Runner-up:  The Trouble with Jam by Grey Wonderer


Dear West of The Moon folks,

“Merry has been teasing me all day.  He says I almost won a rug rat only I didn’t win because someone else won my rat.  I’ve seen field mice and river rats but I’ve never seen a rug rat.  We have rugs in our smial so I guess if I did win a rug rat it would have a nice place to live.  I asked Merry if rug rats make good pets and he just laughed.  I guess he laughed because rug rats are fun.  I guess it’s good that I didn’t win the rug rat cause I don’t know how to take care of them.  When I get older maybe then I can have my own rug rat.  I hope that the winner of the rug rat takes good care of it because Merry says that rug rats are lots of work to look out for and that they can be really big pests, eat all of your food, get lost, get stuck in trees, throw up on you and make a mess of your stuff.  They don’t sound nice but I still would like to win one.   Frodo says that I should be a good sport when I don’t win so I hope the winner, Daffodil Bolger, enjoys the rug rat.  Please tell Daffodil, if she doesn’t like him after she gets him home, I’ll take the rat.  Oh, and if you people at West of The Moon find any extra rug rats let me know cause the more I think about it, the more I want one.


Peregrin Took



Best Candidate for Prozac
—Frodo is never gonna make it through this one without happy pills!

Winner: Devoted by Mariole (ADULT)


I am deeply grateful to all the loyal readers who hung in there and gave Devoted a chance.
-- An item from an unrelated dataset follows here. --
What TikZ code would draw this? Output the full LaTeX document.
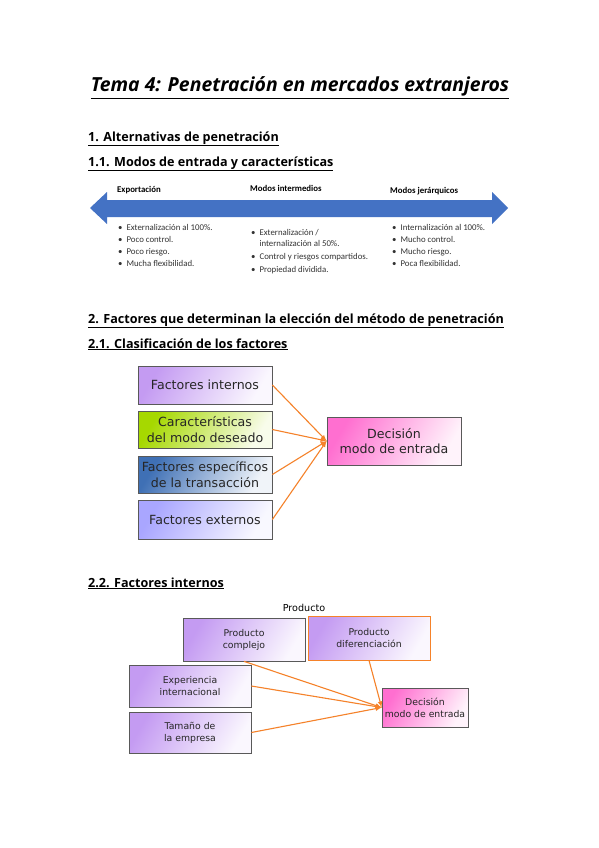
\documentclass[tikz,border=0pt]{standalone}
\usepackage{fontspec}
\setmainfont{Open Sans}
\newfontfamily\diagfont{DejaVu Sans}
\newfontfamily\listfont{Carlito}
\usepackage{xcolor}
\usepackage{tikz}
\usetikzlibrary{calc, positioning, shadows}

\definecolor{azulflecha}{HTML}{4472C4}
\definecolor{naranja}{HTML}{F5822A}
\definecolor{lila}{HTML}{C49BF2}
\definecolor{verdelima}{HTML}{A6D800}
\definecolor{azulcaja}{HTML}{3F70B5}
\definecolor{malva}{HTML}{A9A6FF}
\definecolor{rosa}{HTML}{FF6FD0}

\begin{document}
\begin{tikzpicture}[x=1pt, y=-1pt, >=latex,
    titulo/.style={anchor=base west, inner sep=0pt, font=\bfseries\fontsize{12.6}{15}\selectfont},
    lista/.style={anchor=base west, inner sep=0pt, text=black!80, font=\listfont\fontsize{8.8}{12}\selectfont},
    modo/.style={anchor=base west, inner sep=0pt, font=\listfont\bfseries\fontsize{8.8}{10}\selectfont},
    caja/.style={draw=gray!70!black, line width=0.7pt, inner sep=0pt, align=center, text=black!85,
        drop shadow={shadow xshift=0.8pt, shadow yshift=-0.8pt, fill=gray!45},
        font=\diagfont\fontsize{12.6}{15.5}\selectfont},
    cajita/.style={caja, font=\diagfont\fontsize{9.3}{12}\selectfont},
    degradado/.style={left color=#1, right color=#1!8, shading angle=60},
    conector/.style={->, naranja, line width=1.1pt}]

    % 0. Fondo y tamaño de la página
    \fill[white] (0,0) rectangle (599,848);
    \useasboundingbox (0,0) rectangle (599,848);

    % 1. Título y encabezados
    \node[anchor=base, inner sep=0pt] (tema) at (300,92)
        {\fontsize{19.4}{22}\selectfont\bfseries\itshape\underline{Tema 4: Penetración en mercados extranjeros}};
    \node[titulo] (sec1) at (88,141) {\underline{1. Alternativas de penetración}};
    \node[titulo] (sec11) at (88,166) {\underline{1.1. Modos de entrada y características}};

    % 2. Flecha doble azul
    \fill[azulflecha] (90,208) -- (107,192) -- (107,200) -- (492,200) -- (492,192) -- (508,208)
        -- (492,224) -- (492,217) -- (107,217) -- (107,224) -- cycle;

    % Modos de entrada sobre la flecha
    \node[modo] (exp) at (117,192) {Exportación};
    \node[modo] (inter) at (250,191) {Modos intermedios};
    \node[modo] (jer) at (390,193) {Modos jerárquicos};

    % Características de cada modo
    \node[lista] (col1) at (118,230) {\begin{tabular}[t]{@{}l@{\hspace{4pt}}l@{}}
        •&Externalización al 100\%.\\ •&Poco control.\\ •&Poco riesgo.\\ •&Mucha flexibilidad.\end{tabular}};
    \node[lista, font=\listfont\fontsize{8.8}{11}\selectfont] (col2) at (251,235) {\begin{tabular}[t]{@{}l@{\hspace{4pt}}l@{}}
        •&Externalización /\\ &internalización al 50\%.\\[2pt] •&Control y riesgos compartidos.\\[2pt] •&Propiedad dividida.\end{tabular}};
    \node[lista] (col3) at (392,230) {\begin{tabular}[t]{@{}l@{\hspace{4pt}}l@{}}
        •&Internalización al 100\%.\\ •&Mucho control.\\ •&Mucho riesgo.\\ •&Poca flexibilidad.\end{tabular}};

    % 3. Factores que determinan la elección
    \node[titulo] (sec2) at (88,323) {\underline{2. Factores que determinan la elección del método de penetración}};
    \node[titulo] (sec21) at (88,348) {\underline{2.1. Clasificación de los factores}};

    \node[caja, degradado=lila, minimum width=134, minimum height=38] (fint) at (205,385) {Factores internos};
    \node[caja, degradado=verdelima, minimum width=134, minimum height=37] (fcar) at (205,429.5) {Características\\del modo deseado};
    \node[caja, degradado=azulcaja, minimum width=134, minimum height=37] (fesp) at (205,474.5) {Factores específicos\\de la transacción};
    \node[caja, degradado=malva, minimum width=134, minimum height=39] (fext) at (205,519.5) {Factores externos};
    \node[caja, degradado=rosa, minimum width=134, minimum height=48] (dec1) at (394,441) {Decisión\\modo de entrada};

    \foreach \f in {fint,fcar,fesp,fext}
        \draw[conector] (\f.east) -- (dec1.west);

    % 4. Factores internos
    \node[titulo] (sec22) at (88,587) {\underline{2.2. Factores internos}};
    \node[inner sep=0pt, font=\diagfont\fontsize{9.6}{11}\selectfont] (prod) at (304,608) {Producto};

    \node[cajita, degradado=lila, minimum width=122, minimum height=43] (pcom) at (244,639.5) {Producto\\complejo};
    \node[cajita, degradado=lila, draw=naranja, minimum width=122, minimum height=44] (pdif) at (369,638) {Producto\\diferenciación};
    \node[cajita, degradado=lila, minimum width=122, minimum height=42] (expi) at (190,686) {Experiencia\\internacional};
    \node[cajita, degradado=lila, minimum width=122, minimum height=41] (tam) at (190,732.5) {Tamaño de\\la empresa};
    \node[cajita, degradado=rosa, minimum width=86, minimum height=39] (dec2) at (425,707.5) {Decisión\\modo de entrada};

    \draw[conector] (pcom.south) -- (dec2.west);
    \draw[conector] (pdif.south) -- (dec2.west);
    \draw[conector] (expi.east) -- (dec2.west);
    \draw[conector] (tam.east) -- (dec2.west);

\end{tikzpicture}
\end{document}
This was a difficult story for me to write, and I’m sure it was difficult for many of you to read. But I wanted to do a realistic (as much as I was able) exploration of the consequences of rape, not only how this brutal crime can affect the targeted person, but also that person’s friends and family. The scope of the piece allowed me to explore some of the ways in which the peaceful Shire residents might react to such violence, and perhaps (through contrast) point up how violence is so relatively commonplace, and often glorified, in our own American culture.

I am delighted and humbled that so many of you undertook to read this very long adventure. I began to suspect the story had the reins between its teeth when I had posted 50,000 words and Buckland had yet to be notified. But the love that we have for these characters, and the love they have for each other, saw everyone safely through. Thank you so much for reading. I dearly appreciate your comments and remarks. I’d like to extend a huge thank you to Shadow and the wonderful folks at West of the Moon for hosting a friendly set of awards that helps celebrate the continuing impact that Middle-earth and its residents has had on all of us. Thank you most of all, Professor Tolkien, for making this magical world possible. You’re the best. Cheers.



The Cue the Orchestra Award
—“Ya know, author dear, we’re not elves.  I’m just sayin’.”

Winner:  The Errand Lad by Rabidsamfan


Found crumpled on the green room floor:
Written in two different hands.

Ladies and Gentlemen,

It is with great frustration humility that I come to accept this award.

Humility, she calls it.  Embarrassment is what I call it, leaving a poor hobbit to turn into a giant pink wrinkle in the tub.

I am very pleased by the number of honors which have been accruing to “the Errand Lad”.

Don’t she mean frightened?  Last time she opened up the file she had to go and have a lie down.

I never thought, when I began it, that it would become so long popular.

Never thought it would take twenty blessed pages to cover fifteen blessed minutes, I’d say.

I mean, after all, we all know how the story turns out.

Do we?  Do we really?!

Still, in any case it’s nice to know that there are people out there who are willing to encourage me and my plotbunnies.

They’ll be givin’ the bunnies tiny pitchforks if she doesn’t get a move on, you know.

And with any luck you’ll be seeing more of the story soon.

HA!  We’ve heard that one before!  More than a hundred words and she goes all to pieces.

Even if I have to write it in drab…mmffrfelwsiwsklweadsasdaiwal….

At this point the writer appears to have been set upon by small barefooted children.  If anyone has word of her, please send the ransom note word to the Golden Mushroom Awards.  She still has to give her speech.